Is your boss working for the CIA?
Thanks to a declassified CIA manual on corporate sabotage, now you can tell.
It’s January 1944, and America is at war. The CIA puts out the ‘Simple Sabotage Field Manual – Strategic Services’, a guide for disgruntled private citizens in enemy nations who want to help out the allied war effort, largely through sabotaging their workplaces. In ‘total war’, every business is involved, and so muddying up the internal operations of private firms is a matter of strategic importance.
If it wasn’t available from the CIA’s official website, I’d be tempted to conclude the manual was satire. It isn’t, but makes for fun reading regardless.
“Simple sabotage requires no destructive tools whatsoever and produces physical damage,” the manual states. “It is based on universal opportunities to make faulty decisions, to adopt a non-cooperative attitude, and to induce others to follow suit.
“Making a faulty decision may simply be a matter of placing tools in one spot instead of another. A non-cooperative attitude may involve nothing more than creating an unpleasant situation among one’s fellow workers, engaging in bicker, or displaying surliness or stupidity.”
The manual covers all sorts of work environments, and how to sabotage each of them.
For leaders in office settings, the CIA has a wealth of suggestions.
- “Make ‘speeches’. Talk as frequently as possible at great length. Illustrate your ‘points’ by long anecdotes and accounts of personal experiences.

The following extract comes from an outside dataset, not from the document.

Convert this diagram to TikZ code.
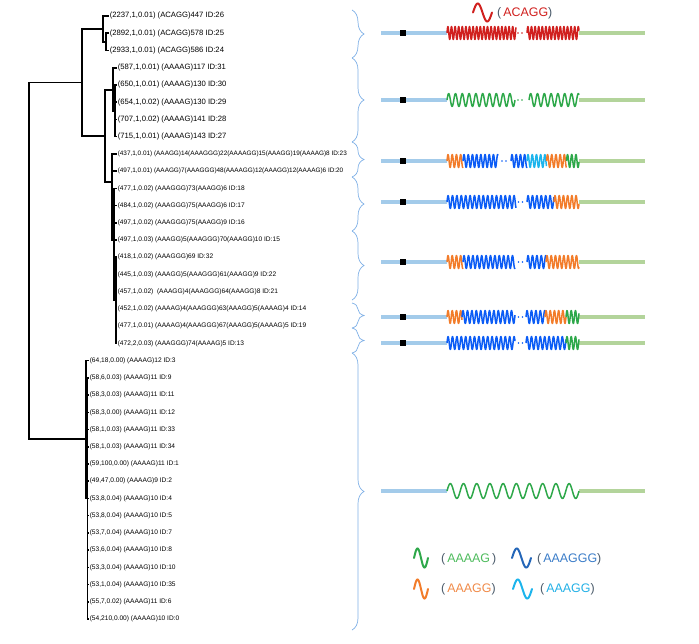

Never hesitate to make a few appropriate ‘patriotic’ comments.”
- “Insist on doing everything through ‘channels’. Never permit short-cuts to be taken in order to expedite decisions.”
- “When possible, refer all matters to committees, for ‘further study and consideration’. Attempt to make committees as large as possible – never less than five.”
- “Bring up irrelevant issues as frequently as possible.”
- “Haggle over precise wordings of communications, minutes, resolutions.”
- “Refer back to matters decided upon at the last meeting and attempt to reopen the question of the advisability of that decision.”
- “Advocate ‘caution’. Be ‘reasonable’ and urge your fellow[s] to be ‘reasonable’ and avoid haste which might result in embarrassments or difficulties later on.”
- “Be worried about the propriety of any decision – raise the question of whether such action as is contemplated lies within the jurisdiction of the group or whether it might conflict with the policy of some higher echelon.”
Don’t worry, mid-level managers. You could play your role too by demanding written orders, which you could then misunderstand, and doing everything in your power to delay colleagues. Here are some other ways you could help the war effort:
- “To lower morale and with it, production, be pleasant to inefficient workers [and] give them undeserved promotions. Discriminate against efficient workers. Complain unjustly about their work.”
- “In making work assignments, always sign out the unimportant jobs first. See that the important jobs are assigned to inefficient workers.”
- “When training new workers, give incomplete or misleading instructions.”
- “Multiply paperwork. Start duplicate files.”
- “Never pass on your skills and experience.”
Of course, you, dear reader, would never do any of these things. But does anyone else in your business? If so, you ought to be careful. It’s not clear why, but CIA operatives appear to be sabotaging your business.